WHAT NEEDS TO BE DONE: Return the listing word for word, as given.

---

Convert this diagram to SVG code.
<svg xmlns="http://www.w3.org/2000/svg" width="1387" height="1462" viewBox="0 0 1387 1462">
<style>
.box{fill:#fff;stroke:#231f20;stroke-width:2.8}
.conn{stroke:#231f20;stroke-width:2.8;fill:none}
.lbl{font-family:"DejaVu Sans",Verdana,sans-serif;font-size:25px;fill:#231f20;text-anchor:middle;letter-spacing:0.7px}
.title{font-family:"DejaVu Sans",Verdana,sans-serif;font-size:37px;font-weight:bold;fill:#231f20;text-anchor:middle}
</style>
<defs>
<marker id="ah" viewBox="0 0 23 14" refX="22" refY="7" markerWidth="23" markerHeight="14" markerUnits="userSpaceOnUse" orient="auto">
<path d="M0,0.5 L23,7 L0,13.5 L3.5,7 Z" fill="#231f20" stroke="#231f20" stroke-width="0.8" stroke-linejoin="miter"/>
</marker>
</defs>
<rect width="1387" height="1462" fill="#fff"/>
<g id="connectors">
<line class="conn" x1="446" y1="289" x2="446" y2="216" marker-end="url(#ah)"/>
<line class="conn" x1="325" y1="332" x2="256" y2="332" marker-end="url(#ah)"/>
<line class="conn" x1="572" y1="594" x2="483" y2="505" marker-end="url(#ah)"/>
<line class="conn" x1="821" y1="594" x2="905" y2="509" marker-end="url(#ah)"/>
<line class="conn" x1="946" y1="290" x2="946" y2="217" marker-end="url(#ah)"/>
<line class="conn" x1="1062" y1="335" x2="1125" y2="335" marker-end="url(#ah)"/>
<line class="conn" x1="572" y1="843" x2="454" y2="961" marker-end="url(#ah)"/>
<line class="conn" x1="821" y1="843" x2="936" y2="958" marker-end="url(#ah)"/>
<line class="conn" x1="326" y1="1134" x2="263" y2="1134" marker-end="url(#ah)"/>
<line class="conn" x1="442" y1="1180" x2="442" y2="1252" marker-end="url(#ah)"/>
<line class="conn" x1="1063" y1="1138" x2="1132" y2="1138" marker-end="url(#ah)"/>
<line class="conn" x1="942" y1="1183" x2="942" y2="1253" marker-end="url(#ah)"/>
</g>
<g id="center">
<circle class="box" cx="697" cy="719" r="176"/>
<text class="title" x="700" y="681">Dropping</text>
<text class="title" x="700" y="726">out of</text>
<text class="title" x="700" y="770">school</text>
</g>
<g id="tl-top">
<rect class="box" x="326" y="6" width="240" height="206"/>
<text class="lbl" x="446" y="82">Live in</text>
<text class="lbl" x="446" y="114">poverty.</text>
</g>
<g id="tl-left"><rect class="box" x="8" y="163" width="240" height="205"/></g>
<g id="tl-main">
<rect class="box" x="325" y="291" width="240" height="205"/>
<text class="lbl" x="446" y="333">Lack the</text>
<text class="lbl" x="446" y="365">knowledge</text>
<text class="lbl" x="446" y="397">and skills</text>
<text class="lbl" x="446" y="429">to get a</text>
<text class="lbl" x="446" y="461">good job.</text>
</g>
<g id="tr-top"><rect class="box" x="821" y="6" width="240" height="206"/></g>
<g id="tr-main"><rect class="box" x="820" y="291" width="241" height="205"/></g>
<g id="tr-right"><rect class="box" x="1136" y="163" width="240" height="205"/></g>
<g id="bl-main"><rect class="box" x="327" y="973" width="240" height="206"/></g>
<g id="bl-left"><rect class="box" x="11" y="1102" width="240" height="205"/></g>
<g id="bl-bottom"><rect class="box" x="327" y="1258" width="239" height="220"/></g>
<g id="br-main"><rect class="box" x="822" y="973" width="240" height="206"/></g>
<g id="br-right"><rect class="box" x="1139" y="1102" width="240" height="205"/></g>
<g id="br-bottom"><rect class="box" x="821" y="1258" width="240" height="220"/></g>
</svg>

---

WRITTEN RESPONSE:
Convert this diagram to SVG code.
<svg xmlns="http://www.w3.org/2000/svg" width="1387" height="1462" viewBox="0 0 1387 1462">
<style>
.box{fill:#fff;stroke:#231f20;stroke-width:2.8}
.conn{stroke:#231f20;stroke-width:2.8;fill:none}
.lbl{font-family:"DejaVu Sans",Verdana,sans-serif;font-size:25px;fill:#231f20;text-anchor:middle;letter-spacing:0.7px}
.title{font-family:"DejaVu Sans",Verdana,sans-serif;font-size:37px;font-weight:bold;fill:#231f20;text-anchor:middle}
</style>
<defs>
<marker id="ah" viewBox="0 0 23 14" refX="22" refY="7" markerWidth="23" markerHeight="14" markerUnits="userSpaceOnUse" orient="auto">
<path d="M0,0.5 L23,7 L0,13.5 L3.5,7 Z" fill="#231f20" stroke="#231f20" stroke-width="0.8" stroke-linejoin="miter"/>
</marker>
</defs>
<rect width="1387" height="1462" fill="#fff"/>
<g id="connectors">
<line class="conn" x1="446" y1="289" x2="446" y2="216" marker-end="url(#ah)"/>
<line class="conn" x1="325" y1="332" x2="256" y2="332" marker-end="url(#ah)"/>
<line class="conn" x1="572" y1="594" x2="483" y2="505" marker-end="url(#ah)"/>
<line class="conn" x1="821" y1="594" x2="905" y2="509" marker-end="url(#ah)"/>
<line class="conn" x1="946" y1="290" x2="946" y2="217" marker-end="url(#ah)"/>
<line class="conn" x1="1062" y1="335" x2="1125" y2="335" marker-end="url(#ah)"/>
<line class="conn" x1="572" y1="843" x2="454" y2="961" marker-end="url(#ah)"/>
<line class="conn" x1="821" y1="843" x2="936" y2="958" marker-end="url(#ah)"/>
<line class="conn" x1="326" y1="1134" x2="263" y2="1134" marker-end="url(#ah)"/>
<line class="conn" x1="442" y1="1180" x2="442" y2="1252" marker-end="url(#ah)"/>
<line class="conn" x1="1063" y1="1138" x2="1132" y2="1138" marker-end="url(#ah)"/>
<line class="conn" x1="942" y1="1183" x2="942" y2="1253" marker-end="url(#ah)"/>
</g>
<g id="center">
<circle class="box" cx="697" cy="719" r="176"/>
<text class="title" x="700" y="681">Dropping</text>
<text class="title" x="700" y="726">out of</text>
<text class="title" x="700" y="770">school</text>
</g>
<g id="tl-top">
<rect class="box" x="326" y="6" width="240" height="206"/>
<text class="lbl" x="446" y="82">Live in</text>
<text class="lbl" x="446" y="114">poverty.</text>
</g>
<g id="tl-left"><rect class="box" x="8" y="163" width="240" height="205"/></g>
<g id="tl-main">
<rect class="box" x="325" y="291" width="240" height="205"/>
<text class="lbl" x="446" y="333">Lack the</text>
<text class="lbl" x="446" y="365">knowledge</text>
<text class="lbl" x="446" y="397">and skills</text>
<text class="lbl" x="446" y="429">to get a</text>
<text class="lbl" x="446" y="461">good job.</text>
</g>
<g id="tr-top"><rect class="box" x="821" y="6" width="240" height="206"/></g>
<g id="tr-main"><rect class="box" x="820" y="291" width="241" height="205"/></g>
<g id="tr-right"><rect class="box" x="1136" y="163" width="240" height="205"/></g>
<g id="bl-main"><rect class="box" x="327" y="973" width="240" height="206"/></g>
<g id="bl-left"><rect class="box" x="11" y="1102" width="240" height="205"/></g>
<g id="bl-bottom"><rect class="box" x="327" y="1258" width="239" height="220"/></g>
<g id="br-main"><rect class="box" x="822" y="973" width="240" height="206"/></g>
<g id="br-right"><rect class="box" x="1139" y="1102" width="240" height="205"/></g>
<g id="br-bottom"><rect class="box" x="821" y="1258" width="240" height="220"/></g>
</svg>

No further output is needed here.